I can believe all of these are due to one of the writers going "wouldn't it be cool to add this in", and either the other writers didn't care, or looked at it and went "oh yeah, that sounds cool" and left it at that instead of asking whether it fits in the greater story. Because what the writers were going for was the "vibes" of the immediate present, and the audience was not supposed to think too hard about it.

I suggested this a while back in the spoiler thread, but I feel like the Deep Sea Research Center should have, instead of being on the planet, been on the moon, and been the resolution to the Lunar Cry thing.

It would also give further Final Fantasy fanservice reference points, because then Bahamut is on the Moon.
 
The story of FFVIII needed an editor. One with enough authority to tell the writers "this doesn't work, rip it out" or "redo this bit to fit this other bit".
Er, yes, that's the director's job. Kitase's.

Possibly the producer's as well, as a final stopgap, but Hashimoto had split his attention between so many responsibilities at the time that I think he was more concerned with the macro-focus (e.g., deadlines and budgets) than the individual details (e.g., game mechanics and story).
 
Er, yes, that's the director's job. Kitase's.

Possibly the producer's as well, as a final stopgap, but Hashimoto had split his attention between so many responsibilities at the time that I think he was more concerned with the macro-focus (e.g., deadlines and budgets) than the individual details (e.g., game mechanics and story).

Yeah, I was thinking about FFXIV 1.0 as well, where each individual part was made with care and loving attention, and when put together it was a complete mess, and the director there (Komoto) clearly didn't do his job of making it coherent either.

I can at least give credit to the FFVIII dev team for being able to put out a game at all, and one that works more or less as intended, even if the intentions were contradictory. But the part of the director's job that is "does the overall game narrative and presentation make sense" was not done in these cases, which means they might have fared better if there was a position that did have that as a central responsibility.
 
Oh god, THIS
On Gameplay

Oh god, oh fuck.

This is where everything breaks. While the story of FF8 has issues but is still, at its core, great but flawed, the gameplay is just. It's.

It's not good, guys.
And especially this!
It takes less than an hour for a new player experiencing Final Fantasy VIII for the first time to realize: 1) More spells to junction means more power to your stats, so you should find the weakest enemy you can Draw from and spend the next half-hour drawing 100 of each spell they have, 2) actually casting your spells depletes your junctioned stocks and weakens you so you should hoard them like a dragon.
Early in the play through, I started playing FF8 on Steam to follow along and get whatever achievements I missed. It took me almost no time (grinding/spell hunting before the Fire Cave) to decide that this Was Not Fun, and that I was Not Going To Engage. I closed the game, used Magic Boost, and kept used the Max Magic cheat whenever applicable. It's a cheap way to approach gameplay, but when THIS is the alternative…

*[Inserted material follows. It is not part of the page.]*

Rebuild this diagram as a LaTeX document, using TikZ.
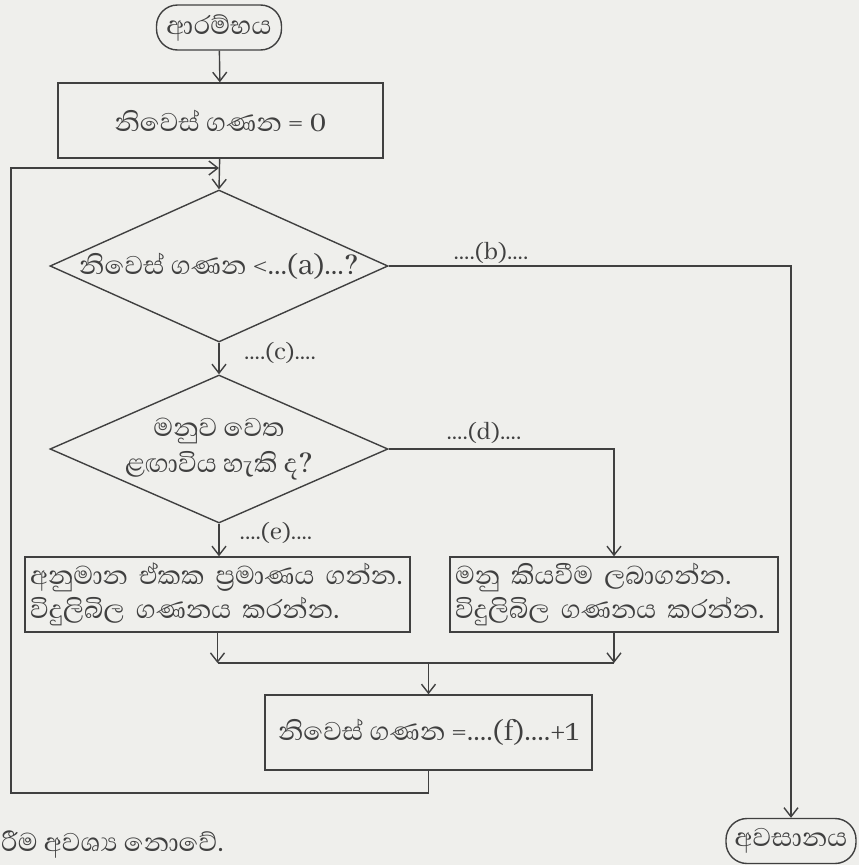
\documentclass[tikz,border=0pt]{standalone}
\usepackage{fontspec}
\setmainfont{Abhaya Libre}[Script=Sinhala]
\usetikzlibrary{shapes.geometric,arrows.meta}
\definecolor{ink}{HTML}{404040}
\definecolor{paper}{HTML}{EFEFEC}
\begin{document}
\begin{tikzpicture}[x=1pt,y=-1pt,
  every node/.style={text=ink, font=\fontsize{33}{34}\selectfont},
  line/.style={draw=ink, line width=1.4pt},
  arr/.style={line, -{Straight Barb[length=9pt,width=14pt]}},
  term/.style={line, rectangle, rounded corners=21pt, minimum height=45pt, inner sep=0pt},
  proc/.style={line, rectangle, inner sep=0pt, align=center},
  boxl/.style={line, rectangle, inner ysep=0pt, inner xsep=5pt, align=left, minimum height=75pt},
  dec/.style={line, diamond, aspect=2.22, inner sep=0pt},
  lab/.style={font=\fontsize{27}{30}\selectfont, inner sep=0pt}]
\fill[paper] (0,0) rectangle (859,865);
\useasboundingbox (0,0) rectangle (859,865);

\node[term, minimum width=125pt] (start) at (219,27.5) {ආරම්භය};
\node[proc, minimum width=325pt, minimum height=75pt] (init) at (220.5,120.5) {නිවෙස් ගණන = 0};
\node[dec, minimum width=338pt, minimum height=152pt] (d1) at (219,266) {};
\node[inner sep=0pt] (d1t) at (d1.center) {නිවෙස් ගණන <...(a)...?};
\node[dec, minimum width=338pt, minimum height=148pt] (d2) at (219,449) {};
\node[inner sep=0pt, align=center, font=\fontsize{33}{36}\selectfont] (d2t) at (d2.center) {මනුව වෙත\\ළඟාවිය හැකි ද?};
\node[boxl, text width=375pt] (lbox) at (217.5,594.5) {අනුමාන ඒකක ප්^^^^200dරමාණය ගන්න.\\විදුලිබිල ගණනය කරන්න.};
\node[boxl, text width=318pt] (rbox) at (614,594.5) {මනු කියවීම ලබාගන්න.\\විදුලිබිල ගණනය කරන්න.};
\node[proc, minimum width=327pt, minimum height=75pt] (f) at (428.5,732.5) {නිවෙස් ගණන =....(f)....+1};
\node[term, minimum width=130pt] (end) at (791,841) {අවසානය};

\node[lab] (lb) at (491,253) {....(b)....};
\node[lab] (lc) at (280,353) {....(c)....};
\node[lab] (ld) at (484,433) {....(d)....};
\node[lab] (le) at (276,533) {....(e)....};
\node[anchor=base west, inner sep=0pt] (note) at (1,851) {රීම අවශ්^^^^200dය නොවේ.};

\coordinate (join) at (219,168);
\coordinate (loopB) at (11,793);
\coordinate (mL) at (217.5,663);
\coordinate (mR) at (614,663);
\coordinate (mC) at (428.5,663);

\draw[arr] (start) -- (init);
\draw[arr] (init) -- (d1.north);
\draw[arr] (f.south) |- (loopB) |- (join);
\draw[arr] (d1.east) -| (end.north);
\draw[arr] (d1.south) -- (d2.north);
\draw[arr] (d2.east) -| (rbox.north);
\draw[arr] (d2.south) -- (d2.south |- lbox.north);
\draw[arr] (lbox.south) -- (mL);
\draw[arr] (rbox.south) -- (mR);
\draw[line] (mL) -- (mR);
\draw[arr] (mC) -- (f.north);
\end{tikzpicture}
\end{document}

And I always thought it was weird that the junction system seemed to discourage Magic use. When I first played through the game, and even later when I could cheat to restore every spell I used, I did not use magic unless I absolutely had to, and resented every time I had to cast a spell.
 
Kinda feels it'd be better if casting a spell never lowered its number, so it only increases, but drawing the same spell gives you smaller numbers until drawing from the same monster hits a cap, requires drawing from stronger (ie: later) monsters to keep increasing it. That way there's no loss in casting spells, and power growth is curved earlier.
 
Or if junctioning didn't scale off of how many you had, and instead only let you junction one of a given type of spell. So when you draw Ultima, you can junction it to exactly one slot on one character, same with Fire, or Curaga. At that point it's a question of how you spread out your powerful junction versus the filler ones, how many you give to each character.

Then casting spells wouldn't decrease power, and it'd just be a case of don't cast your last copy. Or maybe not even then, and drawing a new spell permanently unlocks it as a junction option, regardless of your actual stock of the spell.
 
A different option I had in mind was to replace the Bonus abilities (which honestly encourage bad play attitudes such as holding back gaining level until you have all/the right abilities and then killing your team so you can level people one by one with all of the abilities or even doing things like swapping GF when you're about to level and so on, like it did in FFVI) with a "J-STR Stock +20" ability, or something like that. The name doesn't really matter, but the idea is that, if you had a spell junctioned to a specific stat (STR in this example), then you'd be treated as having an additional 20 (or whatever number fits best) in stock for the purpose of determining junction effect. This would still be capped at 100, so if you had 100 Spells, or 80 Spells + this ability, you'd be getting the same bonus, and if you had, let's say, 95 such spells, you could cast the spell up to 15 times without reducing the junction effect.

This would encourage people to reach 100 units still, but then those spells could both be junctioned AND used in battle without fear; or you could, say, split your Ultima three ways and still get a decent value out of it; if paired with an increase in power to attack spells such that they were more powerful than a standard attack, it would also encourage using mid-level spells for offense while allowing use of the high-level spells you might not have a max stock of for junction. Pair this with making drawing a faster process by adding a x5 modifier (so, instead of getting between 1 and 9 spells per draw, you'd get between 5 and 45 - allowing people with high MAG to complete drawing in a couple turns, also encouraging higher MAG and thus more powerful attack spells), and you would have a very different gameplay loop, one that encourages drawing once or twice per battle and actually using the spells you have.

This is just one of the modifications I feel could have helped FFVIII a lot; I already mentioned that changes to refining results, redistributing when certain abilities are gained, and limiting the maximum number of junctionable GF per character to three (as well as NEVER removing an active junction) are other options I though about for making the whole process much less annoying for players to deal with.